Roughing The Passer Penalty has come under scrutiny because recently Chris Jones was shockingly penalized for it, know about the NFL rule in 2022
On Monday night, Kansas City Chiefs defensive tackle Chris Jones was shockingly penalized for roughing the passer against Las Vegas Raiders quarterback Derek Carr. At Arrowhead Stadium, during the second quarter of the Chiefs vs. Raiders game, the incident happened.
NFL Roughing The Passer Penalty, Rule And Change Explained In 2022
The Raiders gained a 14-yard lead as a result of the play, which was executed on the LV 46-yard line. The ball was returned to the Las Vegas team when it was determined that it was a no-play.
Since then, the roughing of the passer penalty has gained a spotlight with many people discussing it and why the referee Carl Cheffers used it against Chris Jones.

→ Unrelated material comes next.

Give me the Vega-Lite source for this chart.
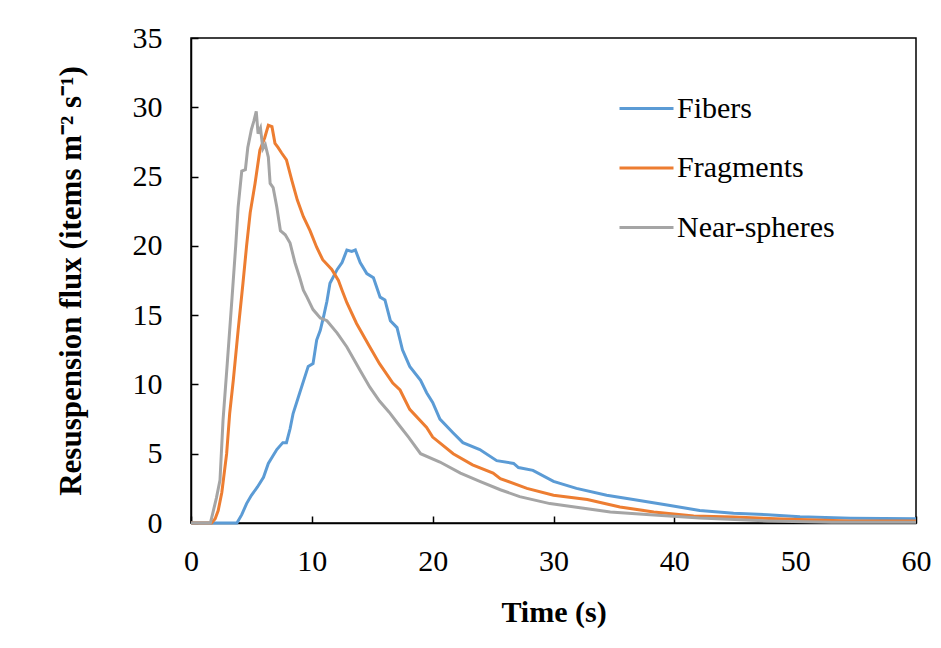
{
  "$schema": "https://vega.github.io/schema/vega-lite/v6.json",
  "width": 725,
  "height": 485,
  "autosize": {"type": "none"},
  "padding": {"left": 191, "top": 38, "right": 25, "bottom": 125},
  "background": "white",
  "config": {
    "view": {"stroke": "black", "strokeWidth": 1.5},
    "font": "Liberation Serif",
    "legend": {"labelFont": "Liberation Serif"}
  },
  "data": {"values": [
    {"s":"Fibers","t":0,"v":0},{"s":"Fibers","t":3.8,"v":0},{"s":"Fibers","t":4.2,"v":0.6},{"s":"Fibers","t":4.6,"v":1.4},{"s":"Fibers","t":5.0,"v":2.0},{"s":"Fibers","t":5.5,"v":2.6},{"s":"Fibers","t":6.0,"v":3.3},{"s":"Fibers","t":6.4,"v":4.3},{"s":"Fibers","t":7.1,"v":5.3},{"s":"Fibers","t":7.6,"v":5.8},{"s":"Fibers","t":7.9,"v":5.8},{"s":"Fibers","t":8.2,"v":6.8},{"s":"Fibers","t":8.45,"v":7.9},{"s":"Fibers","t":9.0,"v":9.4},{"s":"Fibers","t":9.7,"v":11.3},{"s":"Fibers","t":10.1,"v":11.5},{"s":"Fibers","t":10.4,"v":13.2},{"s":"Fibers","t":10.7,"v":13.9},{"s":"Fibers","t":11.0,"v":15.0},{"s":"Fibers","t":11.25,"v":16.0},{"s":"Fibers","t":11.5,"v":17.3},{"s":"Fibers","t":12.1,"v":18.3},{"s":"Fibers","t":12.5,"v":18.8},{"s":"Fibers","t":12.9,"v":19.7},{"s":"Fibers","t":13.3,"v":19.6},{"s":"Fibers","t":13.6,"v":19.7},{"s":"Fibers","t":14.0,"v":18.8},{"s":"Fibers","t":14.55,"v":18.0},{"s":"Fibers","t":15.1,"v":17.7},{"s":"Fibers","t":15.65,"v":16.3},{"s":"Fibers","t":16.05,"v":16.1},{"s":"Fibers","t":16.5,"v":14.6},{"s":"Fibers","t":17.05,"v":14.1},{"s":"Fibers","t":17.5,"v":12.5},{"s":"Fibers","t":18.1,"v":11.3},{"s":"Fibers","t":19.0,"v":10.3},{"s":"Fibers","t":19.5,"v":9.4},{"s":"Fibers","t":20.0,"v":8.7},{"s":"Fibers","t":20.6,"v":7.5},{"s":"Fibers","t":21.7,"v":6.5},{"s":"Fibers","t":22.5,"v":5.8},{"s":"Fibers","t":23.9,"v":5.3},{"s":"Fibers","t":25.3,"v":4.5},{"s":"Fibers","t":26.7,"v":4.3},{"s":"Fibers","t":27.1,"v":4.0},{"s":"Fibers","t":28.3,"v":3.8},{"s":"Fibers","t":30,"v":3.0},{"s":"Fibers","t":31.9,"v":2.5},{"s":"Fibers","t":34.4,"v":2.0},{"s":"Fibers","t":36.6,"v":1.7},{"s":"Fibers","t":39.4,"v":1.3},{"s":"Fibers","t":42.1,"v":0.9},{"s":"Fibers","t":44.9,"v":0.7},{"s":"Fibers","t":47.7,"v":0.6},{"s":"Fibers","t":50.4,"v":0.45},{"s":"Fibers","t":54.6,"v":0.35},{"s":"Fibers","t":60,"v":0.3},
    {"s":"Fragments","t":0,"v":0},{"s":"Fragments","t":1.7,"v":0},{"s":"Fragments","t":2.0,"v":0.3},{"s":"Fragments","t":2.25,"v":0.9},{"s":"Fragments","t":2.55,"v":2.2},{"s":"Fragments","t":2.95,"v":5.0},{"s":"Fragments","t":3.2,"v":7.9},{"s":"Fragments","t":3.5,"v":10.3},{"s":"Fragments","t":3.9,"v":13.9},{"s":"Fragments","t":4.3,"v":17.3},{"s":"Fragments","t":4.6,"v":20},{"s":"Fragments","t":4.9,"v":22.4},{"s":"Fragments","t":5.3,"v":24.5},{"s":"Fragments","t":5.7,"v":26.9},{"s":"Fragments","t":6.1,"v":27.8},{"s":"Fragments","t":6.4,"v":28.7},{"s":"Fragments","t":6.7,"v":28.6},{"s":"Fragments","t":6.95,"v":27.4},{"s":"Fragments","t":7.2,"v":27.1},{"s":"Fragments","t":7.5,"v":26.7},{"s":"Fragments","t":7.9,"v":26.2},{"s":"Fragments","t":8.35,"v":24.7},{"s":"Fragments","t":8.8,"v":23.3},{"s":"Fragments","t":9.3,"v":22.1},{"s":"Fragments","t":9.85,"v":21.1},{"s":"Fragments","t":10.4,"v":19.9},{"s":"Fragments","t":10.9,"v":19.0},{"s":"Fragments","t":11.65,"v":18.3},{"s":"Fragments","t":12.2,"v":17.5},{"s":"Fragments","t":12.5,"v":16.8},{"s":"Fragments","t":12.9,"v":15.9},{"s":"Fragments","t":13.7,"v":14.4},{"s":"Fragments","t":14.8,"v":12.7},{"s":"Fragments","t":15.6,"v":11.5},{"s":"Fragments","t":16.7,"v":10.1},{"s":"Fragments","t":17.3,"v":9.6},{"s":"Fragments","t":18.1,"v":8.2},{"s":"Fragments","t":19.5,"v":6.9},{"s":"Fragments","t":20.0,"v":6.2},{"s":"Fragments","t":21.7,"v":5.0},{"s":"Fragments","t":23.3,"v":4.2},{"s":"Fragments","t":25.0,"v":3.6},{"s":"Fragments","t":25.6,"v":3.2},{"s":"Fragments","t":27.8,"v":2.5},{"s":"Fragments","t":30,"v":2.0},{"s":"Fragments","t":32.8,"v":1.7},{"s":"Fragments","t":35.5,"v":1.15},{"s":"Fragments","t":38.3,"v":0.8},{"s":"Fragments","t":41.6,"v":0.5},{"s":"Fragments","t":44.9,"v":0.43},{"s":"Fragments","t":49,"v":0.29},{"s":"Fragments","t":54.5,"v":0.15},{"s":"Fragments","t":60,"v":0.15},
    {"s":"Near-spheres","t":0,"v":0},{"s":"Near-spheres","t":1.6,"v":0},{"s":"Near-spheres","t":1.8,"v":0.7},{"s":"Near-spheres","t":2.1,"v":1.8},{"s":"Near-spheres","t":2.4,"v":3.1},{"s":"Near-spheres","t":2.65,"v":7.4},{"s":"Near-spheres","t":3.0,"v":11.5},{"s":"Near-spheres","t":3.4,"v":16.3},{"s":"Near-spheres","t":3.7,"v":20},{"s":"Near-spheres","t":3.9,"v":22.8},{"s":"Near-spheres","t":4.2,"v":25.4},{"s":"Near-spheres","t":4.5,"v":25.5},{"s":"Near-spheres","t":4.7,"v":27.1},{"s":"Near-spheres","t":5.0,"v":28.4},{"s":"Near-spheres","t":5.2,"v":29.0},{"s":"Near-spheres","t":5.4,"v":29.7},{"s":"Near-spheres","t":5.55,"v":28.1},{"s":"Near-spheres","t":5.75,"v":28.5},{"s":"Near-spheres","t":5.95,"v":27.0},{"s":"Near-spheres","t":6.15,"v":27.3},{"s":"Near-spheres","t":6.4,"v":26.4},{"s":"Near-spheres","t":6.55,"v":24.5},{"s":"Near-spheres","t":6.8,"v":24.2},{"s":"Near-spheres","t":7.1,"v":22.8},{"s":"Near-spheres","t":7.4,"v":21.1},{"s":"Near-spheres","t":7.8,"v":20.8},{"s":"Near-spheres","t":8.2,"v":20.2},{"s":"Near-spheres","t":8.6,"v":18.8},{"s":"Near-spheres","t":9.0,"v":17.7},{"s":"Near-spheres","t":9.3,"v":16.8},{"s":"Near-spheres","t":9.6,"v":16.3},{"s":"Near-spheres","t":10.1,"v":15.4},{"s":"Near-spheres","t":10.7,"v":14.8},{"s":"Near-spheres","t":11.25,"v":14.6},{"s":"Near-spheres","t":12.1,"v":13.7},{"s":"Near-spheres","t":12.9,"v":12.7},{"s":"Near-spheres","t":14.0,"v":11.0},{"s":"Near-spheres","t":14.8,"v":9.8},{"s":"Near-spheres","t":15.6,"v":8.8},{"s":"Near-spheres","t":16.4,"v":8.0},{"s":"Near-spheres","t":17.1,"v":7.2},{"s":"Near-spheres","t":18,"v":6.2},{"s":"Near-spheres","t":19.0,"v":5.0},{"s":"Near-spheres","t":20.6,"v":4.4},{"s":"Near-spheres","t":22.3,"v":3.6},{"s":"Near-spheres","t":23.9,"v":3.0},{"s":"Near-spheres","t":25.6,"v":2.4},{"s":"Near-spheres","t":27.2,"v":1.9},{"s":"Near-spheres","t":29.7,"v":1.4},{"s":"Near-spheres","t":32.2,"v":1.1},{"s":"Near-spheres","t":34.7,"v":0.8},{"s":"Near-spheres","t":38,"v":0.6},{"s":"Near-spheres","t":42.1,"v":0.36},{"s":"Near-spheres","t":47.7,"v":0.15},{"s":"Near-spheres","t":53,"v":0.05},{"s":"Near-spheres","t":60,"v":0.05}
  ]},
  "mark": {"type": "line", "strokeWidth": 3, "interpolate": "linear"},
  "encoding": {
    "x": {
      "field": "t", "type": "quantitative",
      "scale": {"domain": [0, 60], "nice": false, "zero": false},
      "axis": {
        "title": "Time (s)", "values": [0, 10, 20, 30, 40, 50, 60],
        "grid": false, "domainColor": "black", "domainWidth": 1.5,
        "tickColor": "black", "tickWidth": 1.5, "tickSize": -7,
        "labelFlush": false, "labelOverlap": false,
        "labelFont": "Liberation Serif", "labelFontSize": 30, "labelColor": "black",
        "labelPadding": 30,
        "titleFont": "Liberation Serif", "titleFontSize": 30, "titleFontWeight": "bold", "titleColor": "black",
        "titlePadding": 21
      }
    },
    "y": {
      "field": "v", "type": "quantitative",
      "scale": {"domain": [0, 35], "nice": false},
      "axis": {
        "title": "Resuspension flux  (items m⁻² s⁻¹)", "values": [0, 5, 10, 15, 20, 25, 30, 35],
        "grid": false, "domainColor": "black", "domainWidth": 1.5,
        "tickColor": "black", "tickWidth": 1.5, "tickSize": -7,
        "labelFlush": false, "labelOverlap": false,
        "labelFont": "Liberation Serif", "labelFontSize": 30, "labelColor": "black",
        "labelPadding": 36,
        "titleFont": "Liberation Serif", "titleFontSize": 31, "titleFontWeight": "bold", "titleColor": "black",
        "titlePadding": 45
      }
    },
    "color": {
      "field": "s", "type": "nominal",
      "scale": {"domain": ["Fibers", "Fragments", "Near-spheres"], "range": ["#5B9BD5", "#ED7D31", "#A5A5A5"]},
      "legend": {
        "title": null, "orient": "none", "legendX": 427, "legendY": 42,
        "symbolType": "stroke", "symbolSize": 2916, "symbolStrokeWidth": 3,
        "labelFont": "Liberation Serif", "labelFontSize": 30, "labelColor": "black",
        "labelOffset": 2, "rowPadding": 15.5
      }
    },
    "order": {"field": "t", "type": "quantitative"}
  }
}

So, let’s find out more about it:
What Is Roughing The Passer Penalty?
When a defensive player illegally touches the quarterback after he has thrown a forward pass, it is deemed to be a penalty called roughing the passer penalty.
The offense gets an automatic first down after the penalty, which is often 10 or 15 yards depending on the play.

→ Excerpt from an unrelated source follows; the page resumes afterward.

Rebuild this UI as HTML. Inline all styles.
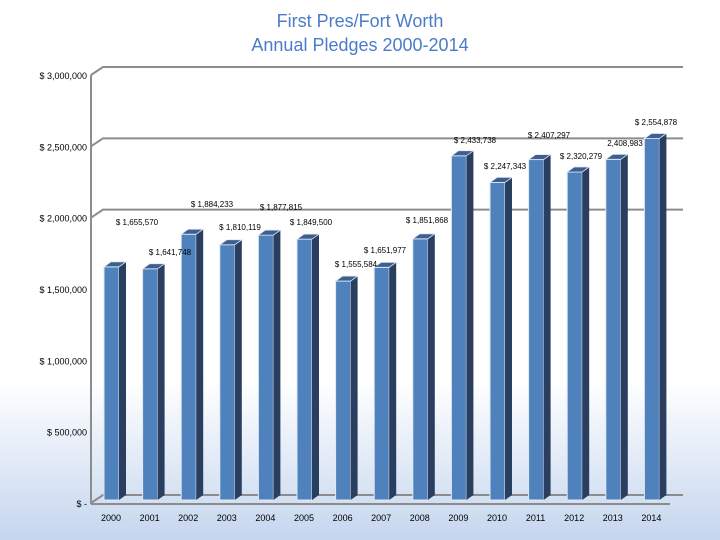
<!DOCTYPE html>
<html><head><meta charset="utf-8"><style>
body{margin:0;width:720px;height:540px;overflow:hidden;background:linear-gradient(#fff 0,#fff 380px,#c5d6ee 540px);font-family:"Liberation Sans",sans-serif}
svg{position:absolute;left:0;top:0}
</style></head><body>
<svg id="c" width="720" height="540">
<text x="360" y="27" text-anchor="middle" font-size="18" fill="#4a7cc9">First Pres/Fort Worth</text>
<text x="360" y="51" text-anchor="middle" font-size="18" fill="#4a7cc9">Annual Pledges 2000-2014</text>
</svg>
<script>
const years=["2000","2001","2002","2003","2004","2005","2006","2007","2008","2009","2010","2011","2012","2013","2014"];
const values=[1655570,1641748,1884233,1810119,1877815,1849500,1555584,1651977,1851868,2433738,2247343,2407297,2320279,2408983,2554878];
const ticks=[0,500000,1000000,1500000,2000000,2500000,3000000];
const tickLabels=["$ -","$ 500,000","$ 1,000,000","$ 1,500,000","$ 2,000,000","$ 2,500,000","$ 3,000,000"];
const gridTicks=[2000000,2500000,3000000];
const labelPos=[[137,222],[170,252],[212,204],[240,227],[281,207],[311,222],[356,264],[385,250],[427,220],[475,140],[505,166],[549,135],[581,156],[625,143],[656,122]];
const svg=document.getElementById('c');const NS='http://www.w3.org/2000/svg';
const y=v=>503-v/3000000*428;
const x=i=>111+i*38.6;
function mk(t,a,p){const e=document.createElementNS(NS,t);for(const k in a)e.setAttribute(k,a[k]);(p||svg).appendChild(e);return e;}
gridTicks.forEach(t=>{const g=mk('polyline',{points:`91,${y(t)} 103,${y(t)-8} 683,${y(t)-8}`,fill:'none',stroke:'#8c8c8c','stroke-width':2});

});
let f=mk('polyline',{points:`91,503 103,495 683,495`,fill:'none',stroke:'#8c8c8c','stroke-width':2});


f=mk('line',{x1:91,y1:504,x2:670,y2:504,stroke:'#8c8c8c','stroke-width':2});


f=mk('line',{x1:91,y1:75,x2:91,y2:504,stroke:'#8c8c8c','stroke-width':2});


ticks.forEach((t,i)=>{const e=mk('text',{x:87,y:y(t)+4,'text-anchor':'end','font-size':9,fill:'#000'});e.textContent=tickLabels[i];

});
values.forEach((v,i)=>{const cx=x(i),l=cx-7,w=15,d=7,top=y(v),bot=500;
const g=mk('g',{});


mk('rect',{x:l,y:top,width:w,height:bot-top,fill:'#4f81bd',stroke:'#dfe8f5','stroke-width':1},g);
mk('polygon',{points:`${l+w},${top} ${l+w+d},${top-5} ${l+w+d},${bot-5} ${l+w},${bot}`,fill:'#2a3f5f'},g);
mk('polygon',{points:`${l},${top} ${l+d},${top-5} ${l+w+d},${top-5} ${l+w},${top}`,fill:'#3d5f8f',stroke:'#dfe8f5','stroke-width':0.8},g);
const t=mk('text',{x:cx,y:521,'text-anchor':'middle','font-size':9,fill:'#000'});t.textContent=years[i];

});
values.forEach((v,i)=>{
const lb=mk('text',{x:labelPos[i][0],y:labelPos[i][1]+3,'text-anchor':'middle','font-size':8,fill:'#000'});
lb.textContent=(i==13?'':'$ ')+v.toLocaleString('en-US');

});
</script>
</body></html>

While a player is still in control of the ball, defenders may make contact with them (for example, a quarterback sack); but, once the quarterback releases the ball, defenders may not make contact with him unless he is moving forward due to momentum.
In a case-by-case scenario, the referee determines whether contact after release was brought on by a violation or by momentum.
Why Chris Jone Was Penalised?
When questioned about if he spoke with head referee Carl Cheffers after the play, Chris Jones responded post-match,
There’s no need for an explanation.
What should I say? How should I tackle? How should I not roll on him? I’m 325 pounds, okay? What you want me to do?
However, regarding the roughing of the passer penalty, Cheffers reaffirmed that the punishment was issued because Jones hit Carr with his entire body weight after the game.
Carr is still given the complete protection quarterbacks get while in the passing stance, despite the fact that the ball is loose. Additionally, the incident was not examined in-game by the league headquarters in New York.
The fact the ball came out and was subsequently recovered by the defense is not relevant as far as the protection the quarterback gets.